----- Material provided -----

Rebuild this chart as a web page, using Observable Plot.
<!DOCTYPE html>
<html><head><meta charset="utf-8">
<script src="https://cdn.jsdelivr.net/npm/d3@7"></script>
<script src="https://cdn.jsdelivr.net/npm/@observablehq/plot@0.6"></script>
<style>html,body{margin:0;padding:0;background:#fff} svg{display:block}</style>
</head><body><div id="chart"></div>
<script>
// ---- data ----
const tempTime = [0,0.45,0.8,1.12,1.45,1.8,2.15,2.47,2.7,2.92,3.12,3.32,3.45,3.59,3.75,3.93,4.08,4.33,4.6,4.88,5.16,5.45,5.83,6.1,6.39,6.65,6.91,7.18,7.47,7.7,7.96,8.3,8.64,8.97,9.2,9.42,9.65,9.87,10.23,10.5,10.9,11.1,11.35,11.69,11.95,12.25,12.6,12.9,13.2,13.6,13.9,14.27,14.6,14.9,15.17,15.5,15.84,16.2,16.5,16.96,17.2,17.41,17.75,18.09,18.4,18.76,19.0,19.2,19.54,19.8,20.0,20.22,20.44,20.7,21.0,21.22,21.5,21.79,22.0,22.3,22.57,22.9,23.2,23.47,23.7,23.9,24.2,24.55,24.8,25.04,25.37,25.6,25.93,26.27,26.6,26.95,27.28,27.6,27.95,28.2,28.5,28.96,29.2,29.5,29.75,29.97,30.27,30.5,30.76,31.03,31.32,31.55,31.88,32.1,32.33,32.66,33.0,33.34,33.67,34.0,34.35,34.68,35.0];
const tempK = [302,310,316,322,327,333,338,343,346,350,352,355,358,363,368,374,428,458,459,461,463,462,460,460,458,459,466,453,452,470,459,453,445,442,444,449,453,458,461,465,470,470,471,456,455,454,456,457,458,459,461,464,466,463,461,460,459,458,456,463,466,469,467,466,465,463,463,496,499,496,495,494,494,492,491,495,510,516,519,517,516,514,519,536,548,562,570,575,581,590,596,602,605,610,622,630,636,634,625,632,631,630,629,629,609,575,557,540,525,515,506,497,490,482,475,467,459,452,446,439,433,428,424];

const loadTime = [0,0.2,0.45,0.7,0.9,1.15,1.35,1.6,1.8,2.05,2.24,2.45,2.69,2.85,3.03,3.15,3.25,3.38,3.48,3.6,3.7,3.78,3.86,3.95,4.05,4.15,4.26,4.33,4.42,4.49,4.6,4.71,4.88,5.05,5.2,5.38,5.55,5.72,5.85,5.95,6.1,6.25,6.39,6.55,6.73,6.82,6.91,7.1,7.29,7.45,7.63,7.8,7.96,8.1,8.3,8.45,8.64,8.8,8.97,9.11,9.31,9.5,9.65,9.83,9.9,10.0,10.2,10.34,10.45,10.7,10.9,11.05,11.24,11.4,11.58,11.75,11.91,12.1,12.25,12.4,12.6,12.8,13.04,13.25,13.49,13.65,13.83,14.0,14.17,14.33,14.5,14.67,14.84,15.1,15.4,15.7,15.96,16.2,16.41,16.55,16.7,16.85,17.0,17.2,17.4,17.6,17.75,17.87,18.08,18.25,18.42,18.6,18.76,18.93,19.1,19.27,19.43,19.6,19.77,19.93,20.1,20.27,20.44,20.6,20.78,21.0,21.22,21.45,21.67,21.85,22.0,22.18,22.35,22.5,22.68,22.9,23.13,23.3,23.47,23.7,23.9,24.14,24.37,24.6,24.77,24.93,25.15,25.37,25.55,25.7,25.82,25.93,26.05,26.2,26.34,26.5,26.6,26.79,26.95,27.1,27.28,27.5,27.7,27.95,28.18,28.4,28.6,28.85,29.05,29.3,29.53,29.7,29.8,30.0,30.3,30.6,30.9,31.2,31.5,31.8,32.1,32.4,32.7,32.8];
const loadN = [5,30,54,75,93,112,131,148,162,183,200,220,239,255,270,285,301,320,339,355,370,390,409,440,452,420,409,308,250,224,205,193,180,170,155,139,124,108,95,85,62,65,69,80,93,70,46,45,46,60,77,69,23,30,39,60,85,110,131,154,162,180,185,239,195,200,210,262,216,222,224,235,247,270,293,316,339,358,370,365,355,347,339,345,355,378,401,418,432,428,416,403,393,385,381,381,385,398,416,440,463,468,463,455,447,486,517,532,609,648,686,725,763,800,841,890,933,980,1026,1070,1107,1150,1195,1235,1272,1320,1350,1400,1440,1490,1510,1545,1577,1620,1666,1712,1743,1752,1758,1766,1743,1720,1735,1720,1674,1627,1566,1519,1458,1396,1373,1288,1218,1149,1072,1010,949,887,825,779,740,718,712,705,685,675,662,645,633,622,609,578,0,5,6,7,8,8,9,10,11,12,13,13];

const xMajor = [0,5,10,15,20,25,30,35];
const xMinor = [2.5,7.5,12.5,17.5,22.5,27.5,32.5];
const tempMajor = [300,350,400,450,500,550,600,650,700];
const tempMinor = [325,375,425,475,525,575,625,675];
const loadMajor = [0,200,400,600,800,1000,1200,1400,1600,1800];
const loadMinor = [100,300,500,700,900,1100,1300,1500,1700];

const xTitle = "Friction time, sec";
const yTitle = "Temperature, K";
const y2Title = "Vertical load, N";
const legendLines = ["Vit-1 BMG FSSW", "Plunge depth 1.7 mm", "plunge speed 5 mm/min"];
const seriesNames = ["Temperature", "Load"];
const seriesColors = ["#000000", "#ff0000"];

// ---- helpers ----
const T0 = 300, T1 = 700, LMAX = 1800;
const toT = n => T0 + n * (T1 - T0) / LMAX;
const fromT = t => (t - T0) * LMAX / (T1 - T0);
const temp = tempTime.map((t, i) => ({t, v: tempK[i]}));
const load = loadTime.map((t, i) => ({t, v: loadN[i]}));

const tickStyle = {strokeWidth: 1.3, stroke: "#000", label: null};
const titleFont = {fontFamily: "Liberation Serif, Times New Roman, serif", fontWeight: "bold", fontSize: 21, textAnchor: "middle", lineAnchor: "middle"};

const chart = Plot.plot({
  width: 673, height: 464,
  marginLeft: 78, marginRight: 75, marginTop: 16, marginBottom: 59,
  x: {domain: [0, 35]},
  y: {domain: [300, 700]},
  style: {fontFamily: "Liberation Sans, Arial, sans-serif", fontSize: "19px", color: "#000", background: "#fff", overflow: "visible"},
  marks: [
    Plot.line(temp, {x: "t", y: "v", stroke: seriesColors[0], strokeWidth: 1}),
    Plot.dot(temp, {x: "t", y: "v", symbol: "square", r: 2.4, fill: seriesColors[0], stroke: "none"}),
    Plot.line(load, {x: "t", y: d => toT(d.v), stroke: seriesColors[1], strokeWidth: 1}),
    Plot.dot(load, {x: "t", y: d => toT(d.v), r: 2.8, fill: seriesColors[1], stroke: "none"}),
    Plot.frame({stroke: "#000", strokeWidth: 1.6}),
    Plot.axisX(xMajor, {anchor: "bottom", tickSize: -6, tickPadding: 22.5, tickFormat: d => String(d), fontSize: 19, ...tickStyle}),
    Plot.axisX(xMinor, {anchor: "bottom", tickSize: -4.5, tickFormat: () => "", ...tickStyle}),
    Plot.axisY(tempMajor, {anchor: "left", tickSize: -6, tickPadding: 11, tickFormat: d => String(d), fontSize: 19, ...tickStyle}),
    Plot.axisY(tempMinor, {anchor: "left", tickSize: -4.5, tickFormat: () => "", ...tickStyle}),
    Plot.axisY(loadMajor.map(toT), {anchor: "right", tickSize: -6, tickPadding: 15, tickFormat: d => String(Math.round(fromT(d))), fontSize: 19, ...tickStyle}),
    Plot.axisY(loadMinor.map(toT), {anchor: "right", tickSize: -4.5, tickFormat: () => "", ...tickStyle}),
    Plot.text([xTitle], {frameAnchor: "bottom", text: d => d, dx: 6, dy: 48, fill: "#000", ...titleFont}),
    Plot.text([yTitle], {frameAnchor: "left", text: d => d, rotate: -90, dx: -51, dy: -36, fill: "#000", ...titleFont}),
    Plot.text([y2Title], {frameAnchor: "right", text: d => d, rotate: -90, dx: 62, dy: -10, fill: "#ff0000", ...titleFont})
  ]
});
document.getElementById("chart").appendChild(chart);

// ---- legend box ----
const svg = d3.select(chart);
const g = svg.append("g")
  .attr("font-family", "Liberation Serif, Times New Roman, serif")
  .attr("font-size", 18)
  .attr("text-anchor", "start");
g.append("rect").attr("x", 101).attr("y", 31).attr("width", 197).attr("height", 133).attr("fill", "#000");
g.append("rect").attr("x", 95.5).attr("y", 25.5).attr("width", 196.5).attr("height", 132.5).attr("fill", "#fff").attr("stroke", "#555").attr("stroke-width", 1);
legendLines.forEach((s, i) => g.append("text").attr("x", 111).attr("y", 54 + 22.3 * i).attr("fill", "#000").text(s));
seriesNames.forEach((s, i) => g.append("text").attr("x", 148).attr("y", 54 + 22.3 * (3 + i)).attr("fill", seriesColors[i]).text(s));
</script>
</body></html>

-----

§ **Set problem**:
Go through the listing above and locate each line that holds the word "chart". Copy those lines.

§ **Task response**:
Rebuild this chart as a web page, using Observable Plot.
</head><body><div id="chart"></div>
const chart = Plot.plot({
document.getElementById("chart").appendChild(chart);
const svg = d3.select(chart);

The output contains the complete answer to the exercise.